Fue hasta el 86 cuando Televisa puso la alfombra… y Columbia Records recogió la perla. Se trataba del talante femenino —¿feminista, ya?— ¿Serio? En efervescencia. Genuino. Sin salpicar. Y es que las canciones de Paquita son relatos —«Tres veces te engañé»— que provienen de su propia narrativa… de carne, hueso, entraña y bilis. Y sí, están puestas al servicio de cualquiera que las escuche. Pero banderita no han de ser. Hoy menos que ayer. Porque ella justo sobrevoló en un ambiente donde la Chiquiti-Boom de la Carta Blanca para el Mundial de México delineaba el torpe estereotipo del entretenimiento a costa de una chava —Mar Castro—, en este caso.

Su emancipación fue contemporánea a Timbiriche. Uj. A Flans y a Yuri. A Mijare(s)* y a Miguel Bosé. *Es nada más uno (Un Mijare). Afortunadamente. Y para acabarla… en la tele ya estaba la Quinceañera con Adela Noriega y una jovencísima Thalía. Tremenda corte compartir tribunal y sala de guerra con los protagonismos ochenteros. Y acá en México, ni a Lionel Richie perdonaron. Porque su single mutó —en contexto cervecero y mundialista— a seis you, seis me. Y compramos dos six packs. Pero, incluso ahí estaba el chiste. Paquita no habría de cobrar en polvo y colorete.

Voz subrepticia de cantina. Presencia copetil y lentejuelesca. Kitsch, si qusiéramos. ¿Como ir a Suburbia? Quizá. En 2001 bajó su Taco placero al estreno. En ese álbum se encontraba la ya icónica «rata de dos patas». Eran días donde un secretario del Trabajo se escandalizó porque «los jovencitos» leían Aura en secundaria y prepa. Joya fantasmal que siempre iba a edificar más que el manual de silicios del Opus Dei… y tal. Después Chente se fue con botas de charol a Madrid a cenar con los reyes de España. Aparecieron los celulares Pegaso. Y, si bien Fox se aventó una hoja de bestiario que iba de Borges a Borgues… pues eso era nomás juego de chavos: contra el «infraestroctchor» de EPN o el luminoso «¡Fuchi caca hhh..!» de AMLO.

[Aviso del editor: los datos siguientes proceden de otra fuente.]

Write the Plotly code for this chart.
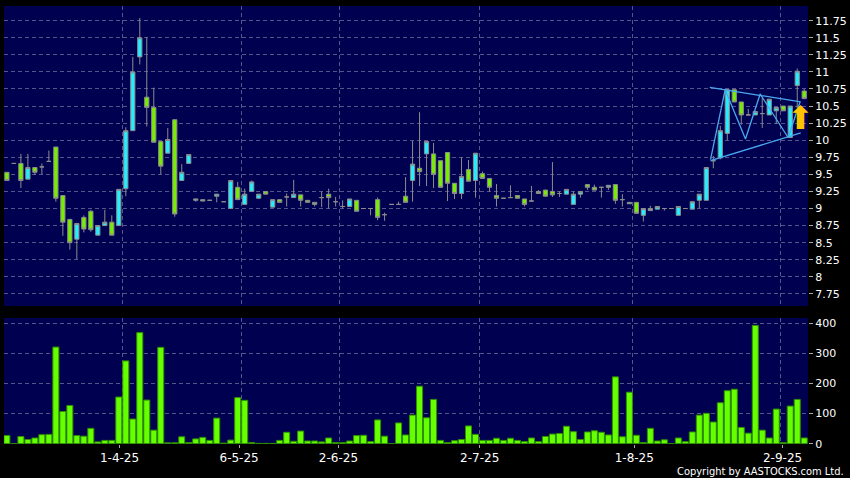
import plotly.graph_objects as go

# ---------------- data (slot index = trading day) ----------------
opens = [9.53, 9.66, 9.66, 9.43, 9.60, 9.61, 9.69, 9.90, 9.19, 8.84,
         8.55, 8.87, 8.96, 8.61, 8.75, 8.80, 8.75, 9.29, 10.14, 11.22,
         10.63, 10.48, 9.98, 9.81, 10.30, 9.41, 9.66, 9.12, 9.13, 9.12,
         9.18, 9.10, 9.00, 9.31, 9.06, 9.25, 9.15, 9.25, 9.02, 9.13,
         9.17, 9.16, 9.20, 9.12, 9.09, 9.16, 9.21, 9.10, 9.03, 9.03,
         9.12, 9.00, 9.00, 9.13, 8.91, 9.06, 9.06, 9.18, 9.41, 9.59,
         9.80, 9.80, 9.70, 9.82, 9.37, 9.22, 9.57, 9.41, 9.51, 9.44,
         9.19, 9.15, 9.16, 9.19, 9.14, 9.11, 9.25, 9.27, 9.25, 9.22,
         9.21, 9.06, 9.21, 9.35, 9.31, 9.31, 9.31, 9.35, 9.13, 9.07,
         9.09, 8.90, 8.97, 8.99, 9.00, 9.00, 8.90, 9.00, 8.99, 9.12,
         9.12, 9.70, 9.74, 10.10, 10.74, 10.56, 10.37, 10.37, 10.39, 10.37,
         10.43, 10.50, 10.04, 10.80, 10.72]
highs = [9.53, 9.66, 9.80, 9.80, 9.60, 9.66, 9.85, 9.90, 9.19, 8.85,
         8.79, 8.90, 8.98, 8.75, 8.98, 8.90, 9.28, 10.19, 11.22, 11.79,
         11.51, 10.77, 9.98, 10.18, 10.30, 9.65, 9.79, 9.14, 9.13, 9.12,
         9.21, 9.10, 9.41, 9.39, 9.29, 9.41, 9.21, 9.25, 9.13, 9.13,
         9.22, 9.42, 9.20, 9.12, 9.09, 9.25, 9.29, 9.17, 9.12, 9.14,
         9.12, 9.00, 9.00, 9.16, 8.94, 9.06, 9.10, 9.46, 9.99, 10.41,
         9.98, 9.96, 9.70, 9.82, 9.37, 9.75, 9.71, 9.81, 9.54, 9.44,
         9.36, 9.15, 9.34, 9.19, 9.14, 9.33, 9.27, 9.27, 9.68, 9.25,
         9.28, 9.25, 9.25, 9.35, 9.35, 9.31, 9.34, 9.35, 9.21, 9.09,
         9.09, 9.00, 9.04, 9.03, 9.00, 9.00, 9.03, 9.00, 9.10, 9.21,
         9.60, 9.77, 10.21, 10.75, 10.74, 10.56, 10.46, 10.42, 10.62, 10.60,
         10.48, 10.50, 10.50, 11.05, 10.75]
lows = [9.41, 9.66, 9.30, 9.43, 9.49, 9.50, 9.69, 9.10, 8.60, 8.40,
        8.26, 8.65, 8.66, 8.61, 8.75, 8.61, 8.75, 9.18, 10.14, 11.11,
        10.20, 9.97, 9.50, 9.81, 8.88, 9.41, 9.66, 9.10, 9.11, 9.12,
        9.09, 9.10, 9.00, 9.13, 9.06, 9.25, 9.15, 9.21, 9.02, 9.09,
        9.03, 9.16, 9.03, 9.09, 9.03, 9.02, 9.00, 9.03, 9.00, 9.03,
        8.96, 9.00, 8.90, 8.83, 8.82, 9.06, 9.06, 9.09, 9.10, 9.33,
        9.33, 9.30, 9.31, 9.11, 9.14, 9.14, 9.40, 9.16, 9.44, 9.25,
        9.03, 9.15, 9.16, 9.15, 9.03, 9.11, 9.22, 9.18, 9.17, 9.17,
        9.21, 9.06, 9.16, 9.27, 9.27, 9.16, 9.27, 9.07, 9.03, 9.07,
        8.93, 8.81, 8.97, 8.99, 8.97, 9.00, 8.90, 9.00, 8.99, 9.00,
        9.12, 9.59, 9.72, 10.00, 10.56, 10.23, 10.37, 10.37, 10.18, 10.37,
        10.24, 10.43, 10.04, 10.47, 10.60]
closes = [9.41, 9.66, 9.41, 9.60, 9.53, 9.61, 9.69, 9.15, 8.80, 8.50,
          8.78, 8.70, 8.69, 8.75, 8.80, 8.61, 9.28, 10.14, 11.00, 11.50,
          10.48, 9.97, 9.62, 10.01, 8.92, 9.53, 9.79, 9.14, 9.11, 9.12,
          9.21, 9.10, 9.41, 9.13, 9.21, 9.39, 9.21, 9.21, 9.13, 9.09,
          9.17, 9.21, 9.12, 9.09, 9.06, 9.16, 9.16, 9.10, 9.03, 9.14,
          8.96, 9.00, 9.00, 8.87, 8.91, 9.06, 9.06, 9.09, 9.65, 9.54,
          9.98, 9.50, 9.31, 9.37, 9.22, 9.47, 9.40, 9.81, 9.44, 9.31,
          9.15, 9.15, 9.16, 9.15, 9.06, 9.11, 9.22, 9.18, 9.20, 9.22,
          9.28, 9.21, 9.25, 9.31, 9.27, 9.31, 9.34, 9.12, 9.13, 9.09,
          8.93, 9.00, 9.00, 9.03, 9.00, 9.00, 9.03, 9.00, 9.10, 9.21,
          9.60, 9.70, 10.14, 10.74, 10.56, 10.37, 10.37, 10.42, 10.39, 10.60,
          10.48, 10.43, 10.50, 11.01, 10.61]
volumes = [27, 0, 24, 14, 19, 30, 31, 321, 107, 127,
           27, 25, 51, 6, 11, 11, 155, 275, 82, 369,
           145, 45, 320, 3, 3, 23, 4, 16, 21, 11,
           85, 2, 12, 153, 144, 4, 1, 1, 1, 11,
           38, 8, 42, 9, 9, 6, 19, 4, 4, 9,
           27, 28, 7, 79, 25, 0, 69, 29, 95, 191,
           86, 147, 11, 4, 10, 14, 59, 31, 11, 11,
           18, 11, 18, 11, 7, 19, 7, 24, 32, 34,
           58, 40, 14, 39, 43, 38, 29, 222, 23, 171,
           28, 4, 51, 9, 13, 0, 19, 7, 39, 95,
           101, 72, 136, 176, 181, 54, 35, 393, 45, 19,
           115, 4, 125, 147, 19]
slots = list(range(len(closes)))

# date tick labels (slot positions) and month-boundary grid positions
date_tick_slots = [16.1, 33.2, 47.4, 67.6, 89.7, 110.9]
date_tick_labels = ["1-4-25", "6-5-25", "2-6-25", "2-7-25", "1-8-25", "2-9-25"]
month_grid_slots = [16.5, 33.5, 47.5, 67.5, 89.5, 110.6]

price_ticks = [11.75, 11.5, 11.25, 11, 10.75, 10.5, 10.25, 10, 9.75, 9.5,
               9.25, 9, 8.75, 8.5, 8.25, 8, 7.75]
price_tick_text = ["11.75", "11.5", "11.25", "11", "10.75", "10.5", "10.25", "10",
                   "9.75", "9.5", "9.25", "9", "8.75", "8.5", "8.25", "8", "7.75"]
volume_ticks = [0, 100, 200, 300, 400]

# symmetrical triangle drawing
tri_upper_x = [100.5, 113.5]
tri_upper_y = [10.775, 10.56]
tri_lower_x = [100.6, 113.5]
tri_lower_y = [9.70, 10.106]
zigzag_x = [100.6, 102.7, 105.6, 107.7, 111.7, 113.4]
zigzag_y = [9.715, 10.74, 10.018, 10.677, 10.04, 10.56]
breakout_x = 113.5
breakout_y = 10.33

# ---------------- styling ----------------
NAVY = "#000050"
GRID = "#55558a"
CYAN = "#22eeff"
GREEN = "#77ee00"
VGREEN = "#66ff00"
WICK = "#8c8c8c"
TRI = "#4aa8ee"
FONT = "DejaVu Sans"

fig = go.Figure()

fig.add_trace(go.Candlestick(
    x=slots, open=opens, high=highs, low=lows, close=closes,
    increasing=dict(fillcolor=CYAN, line=dict(color=WICK, width=1)),
    decreasing=dict(fillcolor=GREEN, line=dict(color=WICK, width=1)),
    whiskerwidth=0, xaxis="x", yaxis="y", showlegend=False, hoverinfo="skip",
))

for xs, ys in [(tri_upper_x, tri_upper_y), (tri_lower_x, tri_lower_y), (zigzag_x, zigzag_y)]:
    fig.add_trace(go.Scatter(x=xs, y=ys, mode="lines", line=dict(color=TRI, width=1.3),
                             xaxis="x", yaxis="y", showlegend=False, hoverinfo="skip"))

fig.add_trace(go.Bar(
    x=slots, y=volumes, marker=dict(color=VGREEN, line=dict(color="#2f8f00", width=1)),
    xaxis="x2", yaxis="y2", showlegend=False, hoverinfo="skip",
))

xrange = [-0.415, 114.54]
grid_common = dict(gridcolor=GRID, griddash="4px,3px", gridwidth=1)

fig.update_layout(
    width=850, height=478,
    margin=dict(l=4, r=42, t=6, b=34),
    paper_bgcolor="#000000", plot_bgcolor=NAVY,
    font=dict(family=FONT, size=11, color="#ffffff"),
    boxgap=0.14, bargap=0.14,
    xaxis=dict(domain=[0, 1], range=xrange, showticklabels=False, ticks="",
               showgrid=False, zeroline=False, rangeslider=dict(visible=False),
               anchor="y",
               minor=dict(tickmode="array", tickvals=month_grid_slots, showgrid=True,
                          ticks="", **grid_common)),
    yaxis=dict(domain=[0.3151, 1], range=[7.573, 11.965], side="right",
               tickmode="array", tickvals=price_ticks, ticktext=price_tick_text,
               ticks="outside", ticklen=4, tickcolor="#aaaaaa",
               showgrid=True, zeroline=False, anchor="x", **grid_common),
    xaxis2=dict(domain=[0, 1], range=xrange, anchor="y2",
                tickmode="array", tickvals=date_tick_slots, ticktext=date_tick_labels,
                ticks="outside", ticklen=3, tickcolor="#aaaaaa",
                tickfont=dict(size=12),
                showgrid=False, zeroline=False,
                minor=dict(tickmode="array", tickvals=month_grid_slots, showgrid=True,
                           ticks="", **grid_common)),
    yaxis2=dict(domain=[0, 0.2877], range=[-1, 417.6], side="right", anchor="x2",
                tickmode="array", tickvals=volume_ticks,
                ticks="outside", ticklen=4, tickcolor="#aaaaaa",
                showgrid=True, zeroline=False, **grid_common),
)

fig.add_annotation(x=breakout_x, y=breakout_y, xref="x", yref="y", text="⬆",
                   showarrow=False, font=dict(size=32, color="#ffc400", family=FONT))

fig.add_annotation(x=1.047, y=-0.062, xref="paper", yref="paper", xanchor="right",
                   yanchor="middle", text="Copyright by AASTOCKS.com Ltd.", showarrow=False,
                   font=dict(size=11, color="#ffffff", family="DejaVu Sans Condensed, DejaVu Sans"))

fig.write_html("out.html", config={"displayModeBar": False, "staticPlot": True},
               post_script="document.body.style.margin='0';document.body.style.overflow='hidden';")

En ese contexto revoloteó aquel macho roedor antropomórfico. Y la logró. Sin algún marcaje personal. Y con el desparpajo de emitir su opinión ante los matrimonios homosexuales: completamente desmarcada de una línea o dos. Porque no es su chamba ni la de tantos más. No es a fuerza ensartarse bisagras en los ojos como La naranja mecánica, para aparentar estar ¿despierto? ¿Awake?… W…

La semántica es fantástica. Me acuerdo —también— que en quinto de primaria estaba en un club con unos amigos para recopilar animales venenosos en frascos y mochilas. Y nos recae, a todos, esta pieza ya clásica para el catálogo. Y hubiera sido himno de aquellos batiscafos con 11 años. «Rata de dos patas. Adefesio mal hecho. E(x)pectro»[sic] del infierno. «Sabandija. Alimaña. Culebra ponzoñosa. Bicho rastrero. Maldita sanguijuela. Maldita cucaracha».Es prosa única. De culto. Y sin membretes. Afortunadamente.